The Technomancer is a semi open world sci-fi role-playing title by developers Spiders, putting players in the shoes of a Martian Technomancer, an order made up of futuristic psychic space monks. And yes, that is the easiest way of explaining it.
The game takes place on Mars around 200 years after human colonisation. During this period several unique factions (called corporations in the game) as well as new cultural identities sprang up on the red planet, giving the world a surprising amount of lore and story depth. Unfortunately, our foray to Mars is set during the War of Water, which is not as much fun as it might sound.
The developers did a great job showcasing the future Martian environment.
Martian society is split between those with power and those without, and a constant quest for 'serum' (water?) is what seems to motivate everyone to get up for work at all. For Technomancers, serum serves as both a mana reserve used to cast abilities, and presumably also helps keep them from turning into prunes in the desolate Martian wastelands most of the game is set in.
Players take on the role of a young new Technomancer called Zachariah. While there is some limited character customisation, you can't change your name or gender unfortunately. After you've selected your preferred facial scars and undergone some basic training it’s off to do some Technomancing. The game uses a standard third person camera to showcase the action, but the movement was a tad clunky from the get-go.
A plethora of invisible walls and a slightly too high base movement speed will result in some comedic and highly awkward locomotion. Sometimes you'll struggle finding that sweet spot where you can interact with a console or item, and at others you'll be running along confidently before being abruptly stopped by the aforementioned invisible walls (which really are everywhere).
The upgrade trees are relatively deep and should please RPG fans.
The combat system in the game offers players three different styles to choose from: guardian, warrior and rogue. This allows for differing play styles, from dual wielding a blade and pistol, using a shield for defense, or a staff for more fluid melee combat.

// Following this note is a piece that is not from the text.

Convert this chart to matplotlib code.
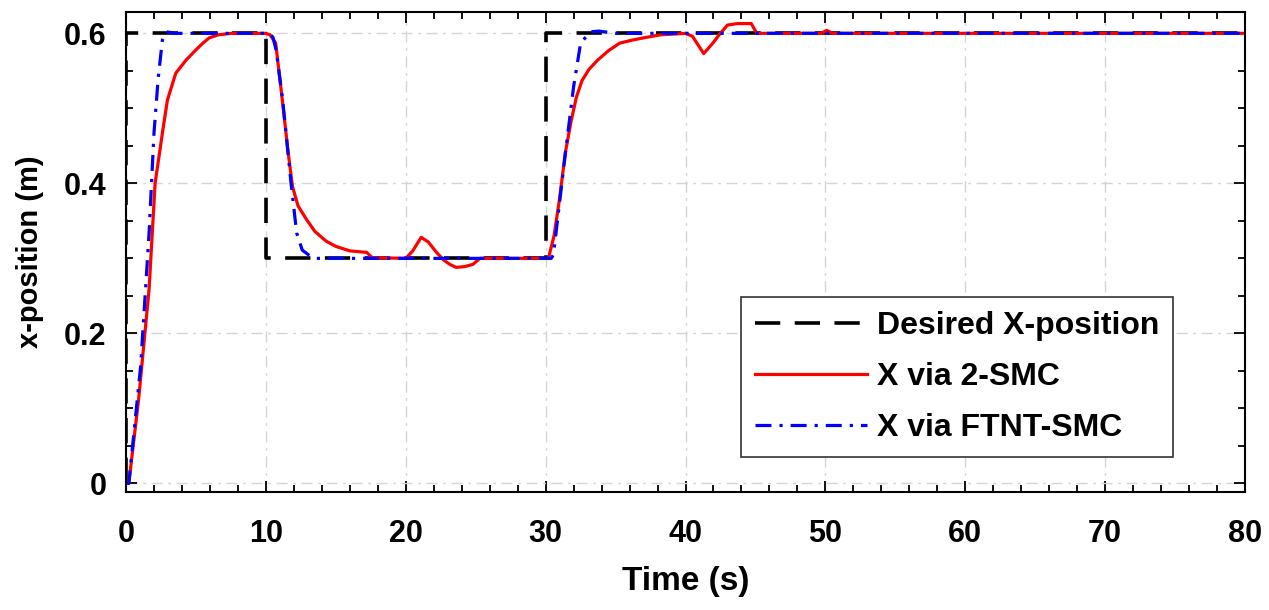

The combat itself is somewhat reminiscent of the Arkham Asylum games, with your character able to roll and dodge to avoid attacks before landing a well-timed counter attack. There is also the Technomancer skill tree itself, giving access to unique technomancy abilities (mostly electric attacks).
It seems the most efficient way to play is to focus on one main fighting style while adding any reserve points into Technomancy. This should give the player both ranged and melee options, and allows for physical and ‘magical’ damage.
The visuals in The Technomancer are actually surprisingly crisp, and it's evident that the developers spent a lot of time and effort in making the Martian landscapes look as epic as possible. Now, it's not the next Crysis by any means, but graphical quality is acceptable taking into account all the other small issues that plague the title. The voice acting, while not terrible, is a tad awkward and felt too soft at times. We also found a few questionable English sentences in the menus, but these can be overlooked.
Should not have picked this fight...
The main reason why The Technomancer fails to deliver on so many of its aspirations is that the game simply feels boring and generic. The amount of effort put into the story and lore of the world can make it an enjoyable experience for sci-fi fans, but as a game it simply failed to grab my attention for more than an hour at a time. While The Technomancer is not an outright bad game, it is decidely below average.